They Are Asking the Authorities To Pick Up the Deportees, Including Cubans, Who Are Wandering Around Tapachula, Mexico

A lawyer tells ’14ymedio’ that migrants are afraid of being deported and are hiding.

A group of migrants in Miguel Hidalgo Square, in Tapachula. / Facebook/VENUS Online

14ymedio bigger14ymedio, Mexico City, April 14, 2026 / Merchants in Tapachula, in the Mexican state of Chiapas, are up in arms against a group of migrants deported from the United States, including Cubans, who, in a legal limbo and without access to job opportunities, are surviving as best they can in the vicinity of Miguel Hidalgo Plaza. Specifically, they propose housing them in the tents located at the Olympic Stadium, which are part of the “Mexico Embraces You” program, originally created last year for Mexicans expelled from the United States by the Donald Trump administration.

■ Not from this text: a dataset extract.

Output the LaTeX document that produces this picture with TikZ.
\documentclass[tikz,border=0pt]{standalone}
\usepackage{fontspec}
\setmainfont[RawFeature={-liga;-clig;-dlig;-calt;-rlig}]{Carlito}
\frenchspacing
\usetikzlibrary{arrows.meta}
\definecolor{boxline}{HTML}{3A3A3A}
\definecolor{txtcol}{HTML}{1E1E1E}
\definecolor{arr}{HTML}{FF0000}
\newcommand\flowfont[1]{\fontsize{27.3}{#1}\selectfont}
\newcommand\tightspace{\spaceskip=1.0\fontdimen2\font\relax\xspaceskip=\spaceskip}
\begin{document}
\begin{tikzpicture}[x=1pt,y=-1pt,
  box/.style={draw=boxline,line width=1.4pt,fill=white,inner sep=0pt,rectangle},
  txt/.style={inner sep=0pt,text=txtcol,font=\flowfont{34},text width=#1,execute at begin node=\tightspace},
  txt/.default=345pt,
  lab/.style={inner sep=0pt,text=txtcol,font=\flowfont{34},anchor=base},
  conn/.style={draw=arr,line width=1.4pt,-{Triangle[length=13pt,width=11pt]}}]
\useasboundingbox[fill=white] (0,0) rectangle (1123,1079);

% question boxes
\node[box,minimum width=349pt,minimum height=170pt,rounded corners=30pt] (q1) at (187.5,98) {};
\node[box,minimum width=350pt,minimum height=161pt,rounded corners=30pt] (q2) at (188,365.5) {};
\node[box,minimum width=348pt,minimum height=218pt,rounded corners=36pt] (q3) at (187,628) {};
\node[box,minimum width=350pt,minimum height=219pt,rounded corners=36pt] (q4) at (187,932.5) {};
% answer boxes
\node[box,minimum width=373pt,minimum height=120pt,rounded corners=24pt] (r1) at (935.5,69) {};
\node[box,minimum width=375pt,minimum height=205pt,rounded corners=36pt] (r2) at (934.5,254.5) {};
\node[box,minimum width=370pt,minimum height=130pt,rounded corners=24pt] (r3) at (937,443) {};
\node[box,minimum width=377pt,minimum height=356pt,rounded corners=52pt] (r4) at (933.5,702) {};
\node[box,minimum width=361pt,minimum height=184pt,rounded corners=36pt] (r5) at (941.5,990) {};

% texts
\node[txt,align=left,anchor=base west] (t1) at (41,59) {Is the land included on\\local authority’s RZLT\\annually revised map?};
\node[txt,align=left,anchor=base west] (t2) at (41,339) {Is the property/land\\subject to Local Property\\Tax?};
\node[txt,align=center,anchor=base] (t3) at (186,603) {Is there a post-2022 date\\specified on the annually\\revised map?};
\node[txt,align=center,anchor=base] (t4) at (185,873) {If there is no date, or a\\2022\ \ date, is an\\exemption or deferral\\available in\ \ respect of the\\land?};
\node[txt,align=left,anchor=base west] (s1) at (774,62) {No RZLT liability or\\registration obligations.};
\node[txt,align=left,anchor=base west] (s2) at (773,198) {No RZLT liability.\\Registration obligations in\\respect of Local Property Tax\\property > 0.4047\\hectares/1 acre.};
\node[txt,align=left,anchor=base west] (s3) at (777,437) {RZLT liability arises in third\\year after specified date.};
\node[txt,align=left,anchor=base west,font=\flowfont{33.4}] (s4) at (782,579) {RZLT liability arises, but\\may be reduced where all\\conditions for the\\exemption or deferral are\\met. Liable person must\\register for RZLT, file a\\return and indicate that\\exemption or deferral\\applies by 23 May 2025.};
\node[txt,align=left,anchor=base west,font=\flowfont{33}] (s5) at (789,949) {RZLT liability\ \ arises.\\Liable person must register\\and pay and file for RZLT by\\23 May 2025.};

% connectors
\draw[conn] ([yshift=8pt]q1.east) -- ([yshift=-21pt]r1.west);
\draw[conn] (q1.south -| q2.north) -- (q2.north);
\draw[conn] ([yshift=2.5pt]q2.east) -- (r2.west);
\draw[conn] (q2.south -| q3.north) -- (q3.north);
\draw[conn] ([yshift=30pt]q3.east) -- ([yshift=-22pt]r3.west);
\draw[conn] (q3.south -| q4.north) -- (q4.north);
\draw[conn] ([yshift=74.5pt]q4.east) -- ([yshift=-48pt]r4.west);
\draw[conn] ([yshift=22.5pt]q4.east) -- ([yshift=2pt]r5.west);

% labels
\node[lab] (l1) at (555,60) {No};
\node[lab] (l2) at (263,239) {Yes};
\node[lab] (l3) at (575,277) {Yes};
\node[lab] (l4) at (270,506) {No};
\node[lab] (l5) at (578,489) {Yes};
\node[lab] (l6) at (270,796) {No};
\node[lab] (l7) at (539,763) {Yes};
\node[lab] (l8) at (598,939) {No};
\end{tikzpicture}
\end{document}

The deportees, lamented José Elmer Aquiahualt Herrera, president of the Association of Established Merchants and Property Owners of Tapachula (Acepitap), in statements to the Diario del Sur, wander about and relieve themselves everywhere.

In addition, he claims they generate conflicts. According to the shopkeeper, the tents at the Olympic Stadium are the ideal place for deportees. “The place is set up for that purpose, and this way we avoid having migrants relieving themselves in parks,” he insisted.

In early April, the Tapachula city council filed a complaint against Cuban national Eduardo Tosco for allegedly assaulting employee Teresa Estrada. However, the man remains at the plaza. “The authorities searched for him for a few days. They probably realized upon seeing him that they wouldn’t get anywhere by arresting him,” lawyer Roger Ernesto Goitia told 14ymedio .

The lawyer believes that for the transfer to the stadium to take place, “the migrants must first be convinced that they will not be detained and deported.” Goitia states that these people communicate via WhatsApp messages, and “when they see immigration workers or vans, they disperse.”

The lawyer explains that the federal program is for Mexican nationals and is designed to provide minimal support.

The lawyer also clarified that the federal program is for Mexican nationals and is designed to “provide minimal support from Tapachula for the return of Mexicans to their places of origin.” Unfortunately, he acknowledged, there is no data on the program’s results in Tapachula. Furthermore, the facility offers assistance three times a week and is “a transit point.”

The most recent precedent is the assistance offered to 121 Mexican nationals—91 men, 17 women, and 13 minors—who were returned to the southern border last January. According to official data, 11,089 Mexicans were received in Tapachula between January 2025 and 2026. The National Migration Institute confirmed to this newspaper that 142,706 people have benefited from the Dignified Repatriation program, which is activated upon arrival in the country through the “Mexico Embraces You” initiative.

Last March, Boston District Judge William Young denounced an “unwritten” agreement with Mexico through which the US has deported 6,000 Cubans. According to Luis Rey García Villagrán, director of the Center for Human Dignity, at least 500 people from the island were expelled in March and abandoned “without papers or money” in the border state with Guatemala.